REQUEST: All the data should be repeated exactly. Any image in it is left out.
--*--
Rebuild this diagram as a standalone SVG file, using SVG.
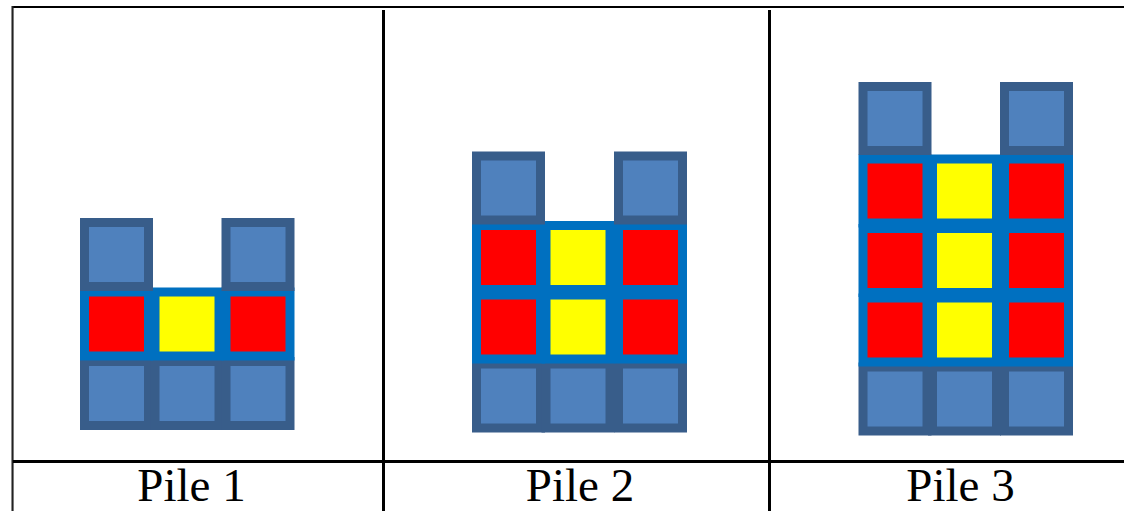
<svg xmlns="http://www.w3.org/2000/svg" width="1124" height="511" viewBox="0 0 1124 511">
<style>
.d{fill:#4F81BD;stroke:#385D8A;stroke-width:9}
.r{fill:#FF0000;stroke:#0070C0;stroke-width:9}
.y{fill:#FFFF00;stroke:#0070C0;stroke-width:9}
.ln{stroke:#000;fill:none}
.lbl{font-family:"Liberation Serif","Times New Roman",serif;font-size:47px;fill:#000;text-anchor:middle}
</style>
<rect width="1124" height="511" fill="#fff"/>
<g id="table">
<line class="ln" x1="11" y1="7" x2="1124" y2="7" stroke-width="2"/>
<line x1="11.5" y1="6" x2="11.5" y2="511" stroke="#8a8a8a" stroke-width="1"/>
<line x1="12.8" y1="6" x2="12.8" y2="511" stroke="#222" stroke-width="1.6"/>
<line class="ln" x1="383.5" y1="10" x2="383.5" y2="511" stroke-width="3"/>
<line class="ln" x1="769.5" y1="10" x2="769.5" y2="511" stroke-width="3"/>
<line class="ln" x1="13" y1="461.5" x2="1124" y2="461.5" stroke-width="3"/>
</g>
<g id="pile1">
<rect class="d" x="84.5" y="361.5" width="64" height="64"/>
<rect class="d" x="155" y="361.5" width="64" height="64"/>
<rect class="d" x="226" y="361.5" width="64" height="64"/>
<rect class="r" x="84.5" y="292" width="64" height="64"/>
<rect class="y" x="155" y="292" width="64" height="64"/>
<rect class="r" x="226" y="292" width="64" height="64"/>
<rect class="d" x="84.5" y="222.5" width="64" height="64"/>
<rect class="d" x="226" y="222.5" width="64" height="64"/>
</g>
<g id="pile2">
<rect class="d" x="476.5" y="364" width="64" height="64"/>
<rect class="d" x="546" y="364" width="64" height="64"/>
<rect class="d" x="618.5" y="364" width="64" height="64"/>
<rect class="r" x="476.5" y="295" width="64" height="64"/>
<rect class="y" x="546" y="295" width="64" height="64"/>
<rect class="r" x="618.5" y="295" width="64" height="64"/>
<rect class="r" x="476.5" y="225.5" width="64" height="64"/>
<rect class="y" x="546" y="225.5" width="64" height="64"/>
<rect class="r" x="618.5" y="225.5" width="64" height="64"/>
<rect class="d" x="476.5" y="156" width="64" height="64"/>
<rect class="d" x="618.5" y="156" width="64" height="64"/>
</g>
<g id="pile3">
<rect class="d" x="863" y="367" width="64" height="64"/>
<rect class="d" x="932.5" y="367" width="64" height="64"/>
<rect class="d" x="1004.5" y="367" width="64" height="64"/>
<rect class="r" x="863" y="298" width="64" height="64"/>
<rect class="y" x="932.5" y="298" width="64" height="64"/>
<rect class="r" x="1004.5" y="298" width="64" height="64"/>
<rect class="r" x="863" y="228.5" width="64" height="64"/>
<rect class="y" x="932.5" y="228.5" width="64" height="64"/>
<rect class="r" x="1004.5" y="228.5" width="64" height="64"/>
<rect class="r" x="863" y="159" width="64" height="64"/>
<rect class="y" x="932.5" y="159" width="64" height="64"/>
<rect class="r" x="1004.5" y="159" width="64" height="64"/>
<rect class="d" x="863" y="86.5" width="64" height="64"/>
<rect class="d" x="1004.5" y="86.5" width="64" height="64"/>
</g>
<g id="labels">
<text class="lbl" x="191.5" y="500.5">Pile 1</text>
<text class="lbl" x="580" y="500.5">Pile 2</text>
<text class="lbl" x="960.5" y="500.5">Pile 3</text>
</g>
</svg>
--*--
RESPONSE TO THE EXERCISE:
Rebuild this diagram as a standalone SVG file, using SVG.
<svg xmlns="http://www.w3.org/2000/svg" width="1124" height="511" viewBox="0 0 1124 511">
<style>
.d{fill:#4F81BD;stroke:#385D8A;stroke-width:9}
.r{fill:#FF0000;stroke:#0070C0;stroke-width:9}
.y{fill:#FFFF00;stroke:#0070C0;stroke-width:9}
.ln{stroke:#000;fill:none}
.lbl{font-family:"Liberation Serif","Times New Roman",serif;font-size:47px;fill:#000;text-anchor:middle}
</style>
<rect width="1124" height="511" fill="#fff"/>
<g id="table">
<line class="ln" x1="11" y1="7" x2="1124" y2="7" stroke-width="2"/>
<line x1="11.5" y1="6" x2="11.5" y2="511" stroke="#8a8a8a" stroke-width="1"/>
<line x1="12.8" y1="6" x2="12.8" y2="511" stroke="#222" stroke-width="1.6"/>
<line class="ln" x1="383.5" y1="10" x2="383.5" y2="511" stroke-width="3"/>
<line class="ln" x1="769.5" y1="10" x2="769.5" y2="511" stroke-width="3"/>
<line class="ln" x1="13" y1="461.5" x2="1124" y2="461.5" stroke-width="3"/>
</g>
<g id="pile1">
<rect class="d" x="84.5" y="361.5" width="64" height="64"/>
<rect class="d" x="155" y="361.5" width="64" height="64"/>
<rect class="d" x="226" y="361.5" width="64" height="64"/>
<rect class="r" x="84.5" y="292" width="64" height="64"/>
<rect class="y" x="155" y="292" width="64" height="64"/>
<rect class="r" x="226" y="292" width="64" height="64"/>
<rect class="d" x="84.5" y="222.5" width="64" height="64"/>
<rect class="d" x="226" y="222.5" width="64" height="64"/>
</g>
<g id="pile2">
<rect class="d" x="476.5" y="364" width="64" height="64"/>
<rect class="d" x="546" y="364" width="64" height="64"/>
<rect class="d" x="618.5" y="364" width="64" height="64"/>
<rect class="r" x="476.5" y="295" width="64" height="64"/>
<rect class="y" x="546" y="295" width="64" height="64"/>
<rect class="r" x="618.5" y="295" width="64" height="64"/>
<rect class="r" x="476.5" y="225.5" width="64" height="64"/>
<rect class="y" x="546" y="225.5" width="64" height="64"/>
<rect class="r" x="618.5" y="225.5" width="64" height="64"/>
<rect class="d" x="476.5" y="156" width="64" height="64"/>
<rect class="d" x="618.5" y="156" width="64" height="64"/>
</g>
<g id="pile3">
<rect class="d" x="863" y="367" width="64" height="64"/>
<rect class="d" x="932.5" y="367" width="64" height="64"/>
<rect class="d" x="1004.5" y="367" width="64" height="64"/>
<rect class="r" x="863" y="298" width="64" height="64"/>
<rect class="y" x="932.5" y="298" width="64" height="64"/>
<rect class="r" x="1004.5" y="298" width="64" height="64"/>
<rect class="r" x="863" y="228.5" width="64" height="64"/>
<rect class="y" x="932.5" y="228.5" width="64" height="64"/>
<rect class="r" x="1004.5" y="228.5" width="64" height="64"/>
<rect class="r" x="863" y="159" width="64" height="64"/>
<rect class="y" x="932.5" y="159" width="64" height="64"/>
<rect class="r" x="1004.5" y="159" width="64" height="64"/>
<rect class="d" x="863" y="86.5" width="64" height="64"/>
<rect class="d" x="1004.5" y="86.5" width="64" height="64"/>
</g>
<g id="labels">
<text class="lbl" x="191.5" y="500.5">Pile 1</text>
<text class="lbl" x="580" y="500.5">Pile 2</text>
<text class="lbl" x="960.5" y="500.5">Pile 3</text>
</g>
</svg>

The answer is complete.